» What needs to be done
Return, without pictures, the lines from the start of the data through the one that contains "plt.rcParams['axes.unicode_minus'] = False".

Records from a data collection
* * *

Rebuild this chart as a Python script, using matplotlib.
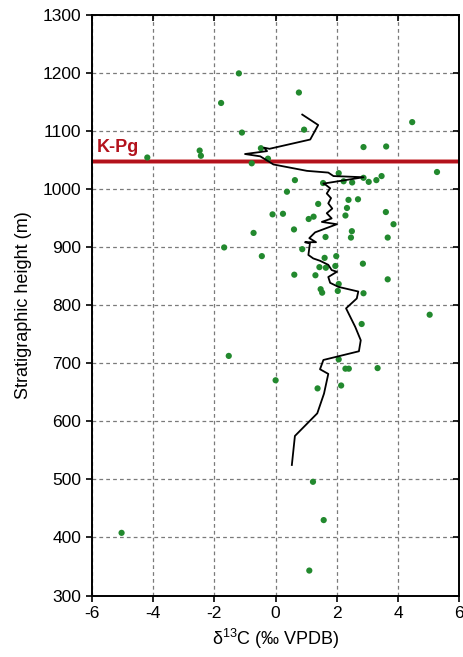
import matplotlib
matplotlib.use("Agg")
import matplotlib.pyplot as plt

plt.rcParams['font.family'] = ['Liberation Sans', 'DejaVu Sans']
plt.rcParams['mathtext.fontset'] = 'custom'
plt.rcParams['mathtext.rm'] = 'Liberation Sans'
plt.rcParams['mathtext.default'] = 'regular'
plt.rcParams['axes.unicode_minus'] = False

# Sample points: d13C (x) and stratigraphic height (y)
pts_x = [-1.2, 0.76, -1.78, 4.46, 0.93, -1.1, -0.48, 2.87, 3.61, -2.48,
         -2.44, -4.19, -0.25, -0.78, 5.27, 2.06, 3.46, 2.87, 3.29, 3.04,
         2.22, 2.5, 0.63, 1.55, 0.37, 2.69, 2.38, 1.39, 2.33, 3.6,
         0.24, -0.1, 2.28, 1.24, 1.08, 3.85, 0.6, 2.49, -0.72, 2.46,
         3.66, 1.63, -1.68, 0.87, -0.45, 1.6, 1.98, 2.85, 1.95, 1.43,
         1.64, 0.61, 1.3, 3.66, 2.06, 1.47, 1.52, 2.03, 2.87, 5.03,
         2.81, -1.53, 2.06, 2.28, 2.39, 3.33, 0.0, 2.14, 1.37, 1.22,
         1.57, -5.03, 1.1]
pts_y = [1200, 1167, 1149, 1116, 1103, 1098, 1071, 1073, 1074, 1067,
         1058, 1055, 1053, 1045, 1030, 1028, 1023, 1020, 1016, 1013,
         1014, 1012, 1016, 1011, 996, 983, 982, 975, 968, 961,
         958, 957, 955, 953, 949, 940, 931, 928, 925, 917,
         917, 918, 900, 897, 885, 882, 885, 872, 868, 866,
         865, 853, 852, 845, 837, 828, 822, 825, 821, 784,
         768, 713, 707, 691, 691, 692, 671, 662, 657, 496,
         430, 408, 343]

# Smoothed curve
curve_x = [0.87, 1.39, 1.13, -0.2, -0.38, -0.28, -1.0, -0.5, -0.07, 1.02,
           1.72, 1.89, 2.87, 1.56, 1.61, 1.78, 1.67, 1.81, 1.72, 1.85,
           1.67, 1.83, 1.51, 2.0, 1.29, 1.1, 1.32, 0.96, 1.12, 1.07,
           1.23, 1.45, 1.72, 1.83, 2.0, 1.72, 1.78, 2.05, 2.7, 2.65,
           2.3, 2.6, 2.78, 2.72, 1.56, 1.45, 1.72, 1.58, 1.36, 0.63, 0.53]
curve_y = [1129, 1111, 1086, 1070, 1072, 1066, 1061, 1057, 1043, 1032,
           1029, 1023, 1021, 1010, 1009, 1002, 993, 985, 976, 967,
           959, 950, 944, 940, 926, 916, 909, 909, 907, 887,
           881, 877, 870, 861, 858, 849, 839, 832, 824, 812,
           795, 763, 740, 721, 706, 690, 682, 648, 614, 575, 525]

kpg_height = 1049
kpg_label = "K-Pg"

x_ticks = [-6, -4, -2, 0, 2, 4, 6]
y_ticks = [300, 400, 500, 600, 700, 800, 900, 1000, 1100, 1200, 1300]

fig = plt.figure(figsize=(4.64, 6.57), dpi=100)
ax = fig.add_axes([0.198, 0.0936, 0.792, 0.883])

ax.set_xlim(-6, 6)
ax.set_ylim(300, 1300)
ax.set_xticks(x_ticks)
ax.set_yticks(y_ticks)
ax.grid(True, linestyle=(0, (3, 2.5)), color='#7a7a7a', linewidth=0.9)
ax.set_axisbelow(True)

ax.axhline(kpg_height, color='#eaa8a8', linewidth=3.6, zorder=2)
ax.axhline(kpg_height, color='#b3121c', linewidth=2.4, zorder=2)
ax.text(-5.85, kpg_height + 8, kpg_label, color='#b3121c', fontsize=13,
        fontweight='bold', ha='left', va='bottom', zorder=5)

ax.scatter(pts_x, pts_y, s=20, color='#22892e', edgecolors='none', zorder=3)
ax.plot(curve_x, curve_y, color='black', linewidth=1.3, zorder=4)

for s in ax.spines.values():
    s.set_linewidth(1.4)

ax.tick_params(axis='both', labelsize=12.5, width=1.2, length=4)
ax.tick_params(axis='y', direction='out', right=True)
ax.tick_params(axis='x', direction='out', top=True)
ax.tick_params(axis='y', which='both', labelright=False)
for t in ax.yaxis.get_ticklines()[1::2]:
    t.set_marker(0)
for t in ax.xaxis.get_ticklines()[1::2]:
    t.set_marker(3)

ax.set_xlabel(r'δ$^{13}$C (‰ VPDB)', fontsize=13, labelpad=4)
ax.set_ylabel('Stratigraphic height (m)', fontsize=13, labelpad=8)

fig.savefig('out.png', dpi=100)
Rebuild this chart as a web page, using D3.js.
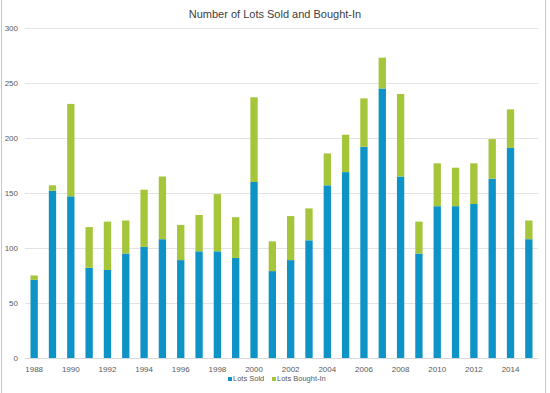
<!DOCTYPE html>
<html>
<head>
<meta charset="utf-8">
<script src="https://cdn.jsdelivr.net/npm/d3@7"></script>
<style>
  body { margin: 0; background: #fff; }
  text { font-family: "Liberation Sans", Arial, sans-serif; }
</style>
</head>
<body>
<div id="chart"></div>
<script>
// data
var years = ["1988","1989","1990","1991","1992","1993","1994","1995","1996","1997",
  "1998","1999","2000","2001","2002","2003","2004","2005","2006","2007",
  "2008","2009","2010","2011","2012","2013","2014","2015"];
var lotsSold = [71,152,147,82,80,95,101,108,89,97,97,91,160,79,89,107,157,169,192,245,165,95,138,138,140,163,191,108];
var lotsBoughtIn = [4,5,84,37,44,30,52,57,32,33,52,37,77,27,40,29,29,34,44,28,75,29,39,35,37,36,35,17];
var yTicks = [0,50,100,150,200,250,300];
var seriesNames = ["Lots Sold","Lots Bought-In"];
var colours = ["#0e93c6","#a5c63b"];

var width = 550, height = 393;
var margin = { top: 28, right: 12, bottom: 35, left: 25 };

var svg = d3.select("#chart").append("svg").attr("width", width).attr("height", height);

// chart frame
svg.append("line").attr("x1", 1.5).attr("x2", 1.5).attr("y1", 0).attr("y2", height)
  .attr("stroke", "#c8c8c8");
svg.append("line").attr("x1", 545.5).attr("x2", 545.5).attr("y1", 0).attr("y2", height)
  .attr("stroke", "#c8c8c8");

var xScale = d3.scaleBand()
    .domain(years)
    .range([margin.left, width - margin.right])
    .paddingInner(0.6)
    .paddingOuter(0.3);
var yScale = d3.scaleLinear()
    .domain([0, 300])
    .range([height - margin.bottom, margin.top]);

// gridlines
svg.append("g")
  .selectAll("line")
  .data(yTicks)
  .join("line")
  .attr("x1", margin.left)
  .attr("x2", width - margin.right)
  .attr("y1", function(d) { return Math.round(yScale(d)) + 0.5; })
  .attr("y2", function(d) { return Math.round(yScale(d)) + 0.5; })
  .attr("stroke", "#e3e3e3");

// y axis labels
var yAxis = svg.append("g")
  .attr("transform", "translate(" + margin.left + ",0)")
  .call(d3.axisLeft(yScale).tickValues(yTicks).tickSize(0).tickPadding(7));
yAxis.select(".domain").remove();
yAxis.selectAll("text").attr("fill", "#595959").style("font-size", "8px");

// stacked bars
var table = years.map(function(y, i) {
  return { year: y, sold: lotsSold[i], bought: lotsBoughtIn[i] };
});
var stack = d3.stack().keys(["sold", "bought"]);
var layers = stack(table);

svg.append("g")
  .selectAll("g")
  .data(layers)
  .join("g")
  .attr("fill", function(d, i) { return colours[i]; })
  .selectAll("rect")
  .data(function(d) { return d; })
  .join("rect")
  .attr("x", function(d) { return xScale(d.data.year); })
  .attr("width", xScale.bandwidth())
  .attr("y", function(d) { return yScale(d[1]); })
  .attr("height", function(d) { return yScale(d[0]) - yScale(d[1]); });

// x axis line
svg.append("line")
  .attr("x1", margin.left).attr("x2", width - margin.right)
  .attr("y1", Math.round(yScale(0)) + 0.5).attr("y2", Math.round(yScale(0)) + 0.5)
  .attr("stroke", "#d9d9d9");

// x axis labels, every other year
var xAxis = svg.append("g")
  .attr("transform", "translate(0," + yScale(0) + ")")
  .call(d3.axisBottom(xScale)
    .tickValues(years.filter(function(d, i) { return i % 2 === 0; }))
    .tickSize(0).tickPadding(8));
xAxis.select(".domain").remove();
xAxis.selectAll("text").attr("fill", "#595959").style("font-size", "8px");

// title
svg.append("text")
  .attr("x", 275).attr("y", 17.5)
  .attr("text-anchor", "middle")
  .attr("fill", "#404040")
  .style("font-size", "11px")
  .text("Number of Lots Sold and Bought-In");

// legend
var legend = svg.append("g").attr("transform", "translate(228,381)");
var legX = [0, 44];
seriesNames.forEach(function(name, i) {
  legend.append("rect")
    .attr("x", legX[i]).attr("y", -4)
    .attr("width", 4).attr("height", 4)
    .attr("fill", colours[i]);
  legend.append("text")
    .attr("x", legX[i] + 5).attr("y", 0)
    .attr("fill", "#595959")
    .style("font-size", "7.5px")
    .text(name);
});
</script>
</body>
</html>
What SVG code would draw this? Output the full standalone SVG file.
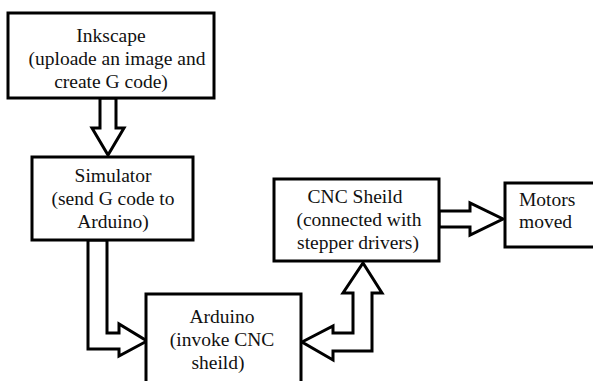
<svg xmlns="http://www.w3.org/2000/svg" width="593" height="381" viewBox="0 0 593 381">
<style>
.box{fill:#fff;stroke:#000;stroke-width:3}
.arr{fill:#fff;stroke:#000;stroke-width:3;stroke-linejoin:miter}
text{font-family:'Liberation Serif','Times New Roman','DejaVu Serif',serif;font-size:19.5px;fill:#111}
.c{text-anchor:middle}
</style>
<rect width="593" height="381" fill="#fff"/>
<g id="connectors">
<polygon class="arr" points="100,98 116,98 116,128 124,128 108,155 92,128 100,128"/>
<polygon class="arr" points="88,240 107,240 107,333 119,333 119,324 147,341 119,356 119,349 88,349"/>
<polygon class="arr" points="302,342 333,326 333,333 353,333 353,293 343,293 363,263 382,293 372,293 372,351 333,351 333,360"/>
<polygon class="arr" points="439,211 470,211 470,203 503,219 470,235 470,227 439,227"/>
</g>
<g id="inkscape">
<rect class="box" x="8" y="13" width="206" height="85"/>
<text class="c" x="111" y="42">Inkscape</text>
<text class="c" x="117" y="65">(uploade an image and</text>
<text class="c" x="111" y="88">create G code)</text>
</g>
<g id="simulator">
<rect class="box" x="32" y="157" width="161" height="83"/>
<text class="c" x="113" y="182">Simulator</text>
<text class="c" x="113" y="205">(send G code to</text>
<text class="c" x="113" y="228">Arduino)</text>
</g>
<g id="arduino">
<rect class="box" x="146" y="294" width="155" height="100"/>
<text class="c" x="222" y="323">Arduino</text>
<text class="c" x="222" y="346">(invoke CNC</text>
<text class="c" x="218" y="369">sheild)</text>
</g>
<g id="cnc">
<rect class="box" x="274" y="179" width="165" height="82"/>
<text class="c" x="355" y="203">CNC Sheild</text>
<text class="c" x="359" y="226">(connected with</text>
<text class="c" x="358" y="249">stepper drivers)</text>
</g>
<g id="motors">
<rect class="box" x="505" y="183" width="100" height="64"/>
<text x="519" y="206">Motors</text>
<text x="519" y="228">moved</text>
</g>
</svg>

* * *

» Correct output
Rebuild this chart as a Python script, using matplotlib.
import matplotlib
matplotlib.use("Agg")
import matplotlib.pyplot as plt

plt.rcParams['font.family'] = ['Liberation Sans', 'DejaVu Sans']
plt.rcParams['mathtext.fontset'] = 'custom'
plt.rcParams['mathtext.rm'] = 'Liberation Sans'
plt.rcParams['mathtext.default'] = 'regular'
plt.rcParams['axes.unicode_minus'] = False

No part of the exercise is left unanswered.